I'm tearing up thinking of it. I mean...I mean...there are not enough words for this. She says that she told him it "was time to step up" and take care of this. She offered to go with me to the appointment and that she'd call and MAKE the appointment herself, since the doctor is already familiar with her. She did explain that dad wasn't comfortable talking to me about it, because....well, I don't actually remember. I was too busy crying, again....(which he had mentioned) to really keep up.
I called dad after. My opening sentence was, "You are a strange little man." Which is true. Then I said thank you, which seems so woefully inadquate. I mean it's just not ever going to be enough. But I tried.
Then I ate my dinner and watched my shows.
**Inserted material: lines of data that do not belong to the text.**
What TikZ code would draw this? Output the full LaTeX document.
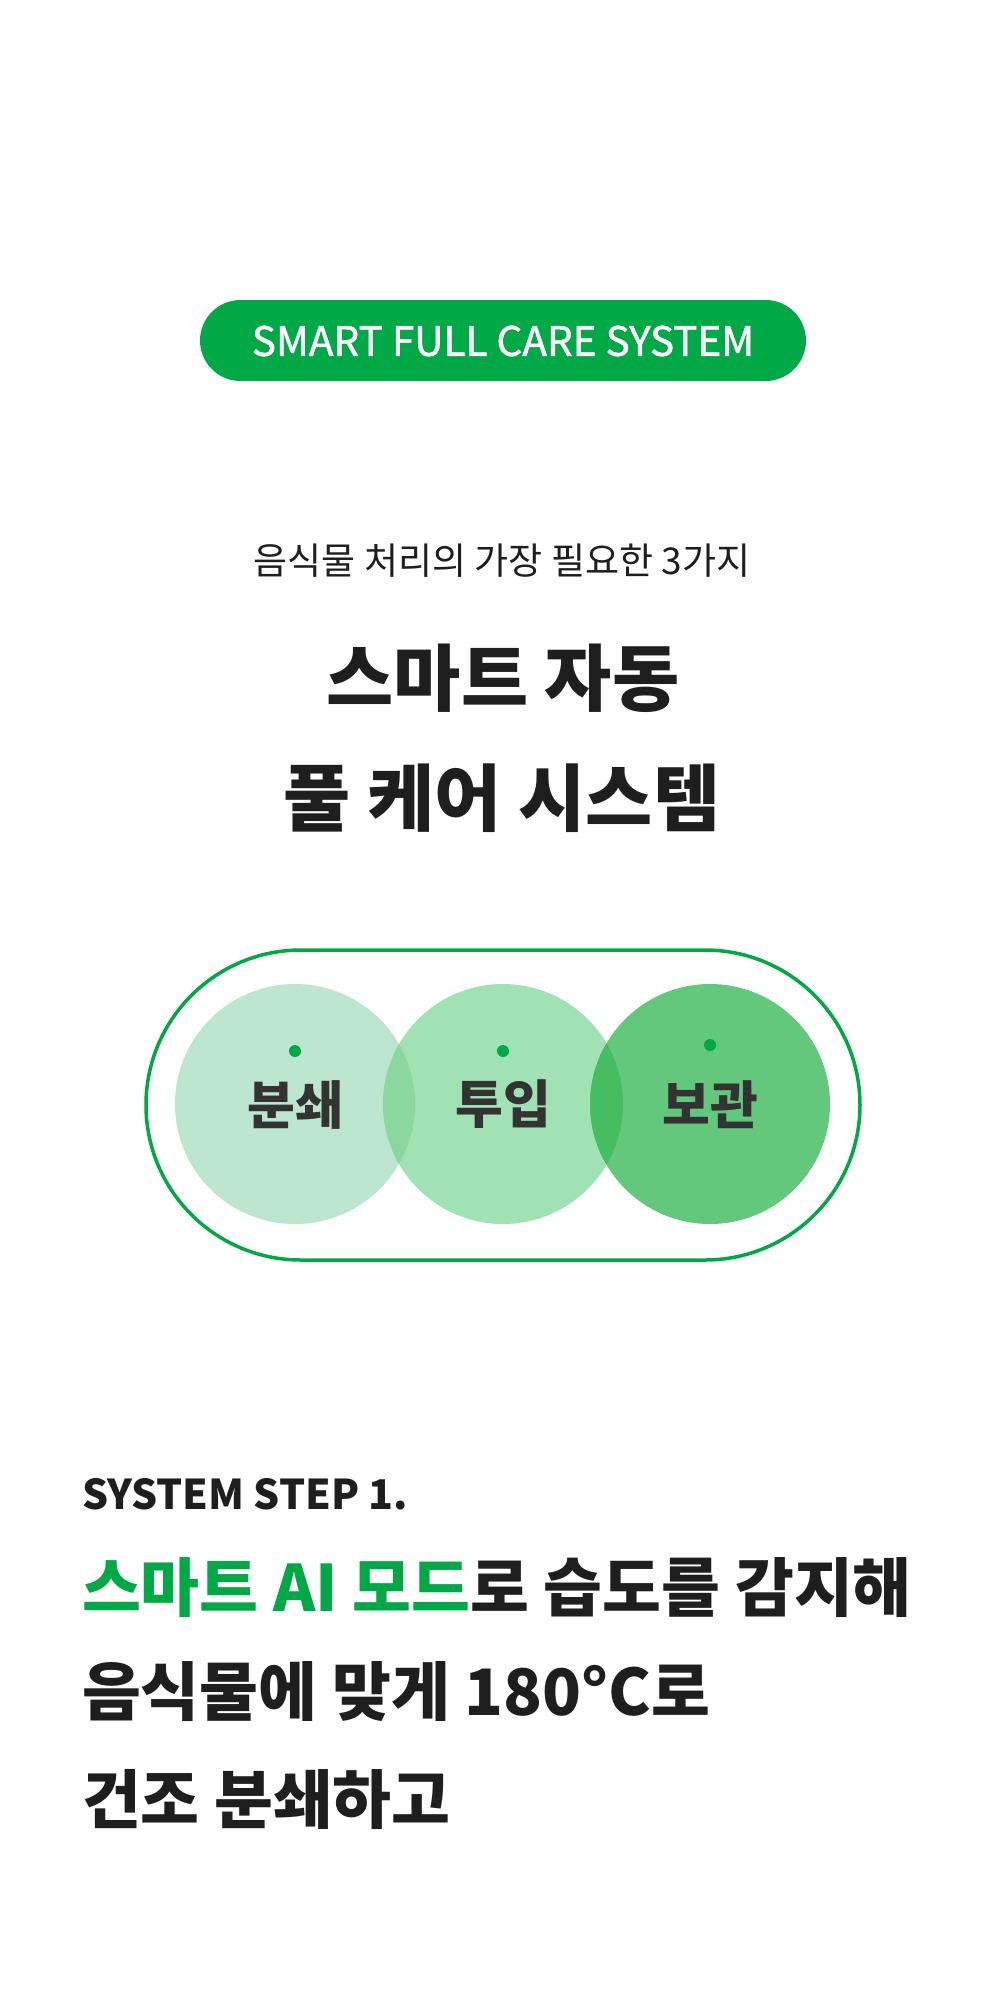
\documentclass[tikz,border=0pt]{standalone}
\usepackage{fontspec}
\setmainfont{Noto Sans CJK KR}
\definecolor{brand}{HTML}{00A846}
\definecolor{ink}{HTML}{1E1E1E}
\definecolor{labelink}{HTML}{333333}
\definecolor{cOne}{HTML}{BCE6CF}
\definecolor{cTwo}{HTML}{A0E2B3}
\definecolor{cThree}{HTML}{64C87C}
\definecolor{oOneTwo}{HTML}{8AD8A0}
\definecolor{oTwoThree}{HTML}{45BE62}
\tikzset{
  txt/.style={inner sep=0pt, outer sep=0pt, text=ink},
  blob/.style={circle, inner sep=0pt, minimum size=240pt, draw=none},
  dotmark/.style={circle, inner sep=0pt, minimum size=12pt, fill=brand, draw=none},
  lbl/.style={inner sep=0pt, text=labelink, font=\fontsize{52}{60}\selectfont\bfseries},
}
\begin{document}
\begin{tikzpicture}[x=1pt,y=-1pt]
\useasboundingbox[fill=white] (0,0) rectangle (1000,1998);
% badge
\fill[brand, rounded corners=40.5pt] (200,300) rectangle (806,381);
\node[txt, text=white, font=\fontsize{40.5}{46}\selectfont\addfontfeature{FakeBold=1.2}] (badge) at (503,341) {SMART FULL CARE SYSTEM};
% heading
\node[txt, font=\fontsize{37}{44}\selectfont] (sub) at (502,561) {음식물 처리의 가장 필요한 3가지};
\node[txt, font=\fontsize{73}{86}\selectfont\bfseries] (t1) at (503,678.5) {스마트 자동};
\node[txt, font=\fontsize{73}{86}\selectfont\bfseries] (t2) at (502,798.5) {풀 케어 시스템};
% capsule
\draw[brand, line width=3.5pt, rounded corners=155pt] (146,950) rectangle (860,1260);
% circles
\node[blob, fill=cOne] (c1) at (295,1104) {};
\node[blob, fill=cTwo] (c2) at (503,1104) {};
\node[blob, fill=cThree] (c3) at (710,1104) {};
\begin{scope}
  \clip (c1.center) circle (120pt);
  \fill[oOneTwo] (c2.center) circle (120pt);
\end{scope}
\begin{scope}
  \clip (c2.center) circle (120pt);
  \fill[oTwoThree] (c3.center) circle (120pt);
\end{scope}
\node[dotmark] (d1) at (295,1051) {};
\node[dotmark] (d2) at (503,1051) {};
\node[dotmark] (d3) at (710,1045) {};
\node[lbl] (l1) at (295,1104.5) {분쇄};
\node[lbl] (l2) at (503,1104.5) {투입};
\node[lbl] (l3) at (710,1105) {보관};
% step text
\node[txt, anchor=west, font=\fontsize{41}{48}\selectfont\bfseries] (step) at (82,1494) {SYSTEM STEP 1.};
\node[txt, anchor=west, font=\fontsize{64}{76}\selectfont\bfseries] (s1) at (82,1587.5) {\textcolor{brand}{스마트 AI 모드}로 습도를 감지해};
\node[txt, anchor=west, font=\fontsize{64}{76}\selectfont\bfseries] (s2) at (82,1692) {음식물에 맞게 180°C로};
\node[txt, anchor=west, font=\fontsize{64}{76}\selectfont\bfseries] (s3) at (82,1799.5) {건조 분쇄하고};
\end{tikzpicture}
\end{document}
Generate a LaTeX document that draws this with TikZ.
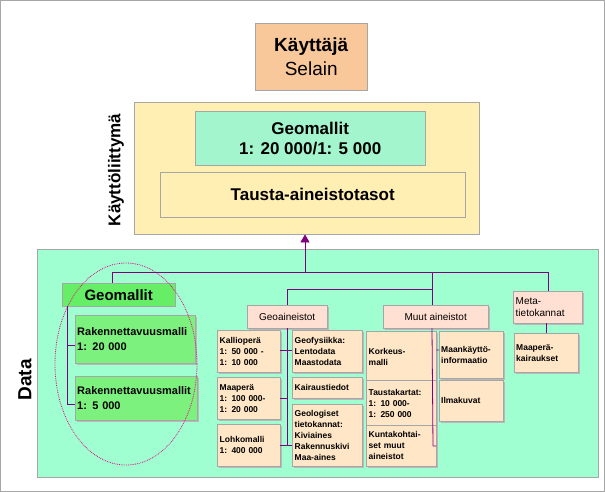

And in the background of my brain? "I'm going to ...." and I stop. Cause I just can't believe it's true. That it's possible. That its even within the boundaries of my reality. I will probably not believe it until someone puts a mask over my face and knocks me unconscious and I wake up from that....free.
Cause having this problem is to be chained. Mentally tied up in knots, in ways you didn't even know you were tied up. And to have someone come along and just unlock that....is freedom. I still can't concieve of the concept.
To say I'm tired is an understatement. It's been an exhausting day, an exhausting week. I'm crying, again, from hope and gratitude. I should probably go right off the internet and just go to bed. *wipes tears* G'night.